The world has truly gone mad.
We’ve become accustomed somewhat in the last several years to historical anomalies such as zero percent interest rates, Quantitative Easing, competitive currency devaluation, etc. by governments and central banks the world over.
It’s almost become the new norm.
But then there’s always something that happens that shocks us all over again.
And just like with any other addiction, the infusion of ridiculous and unsustainable policies has to be that much more potent to have any effect.
Two such developments have just taken place in the financial world.
First, Switzerland became the first to issue 10-year government bonds with a negative yield.
Let that sink in for a moment.
Especially in the last year we’ve seen governments issue short-term debt with negative interest rates. But now the Swiss government is the first that will actually profit from its long-term 10-year debt.
Just like in a bad infomercial—“But wait, there’s more!”
The government of Mexico just sold 100-year bonds denominated in EUROS. Also the first ever of its kind.
A few years ago, Mexico sold its first 100-year bond—that one was denominated in US dollars. Later, they sold another century-bond in British pounds.
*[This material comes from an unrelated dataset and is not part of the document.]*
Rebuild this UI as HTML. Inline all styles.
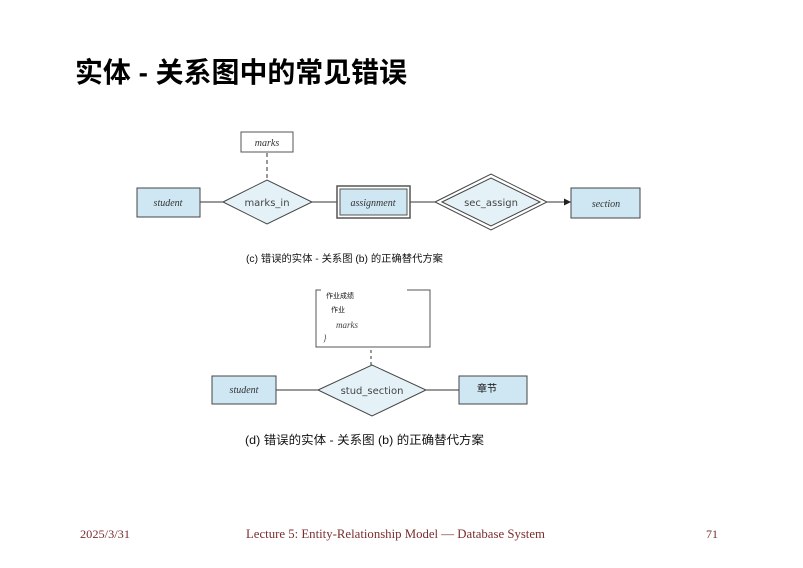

You can just imagine the figures at the Mexican central bank’s meeting going: “Well, that went great. I wouldn’t have believed we could ever get away with that… Hey, what if we tried to do it in euros next time, haha?”
So they did. They took advantage of the European Central Bank’s unprecedented stimulus and issued a 100-year bond in a currency that most likely won’t even be around in the next decade.
Who’s dumb enough to buy this stuff—10-year debt at negative yields and 100-year debt in a doomed currency?
Institutional investors, of course—large pension funds and the like. You might look at news like that and think, well, that’s crazy, I’d never do that. But the fact is, it’s being done with YOUR MONEY.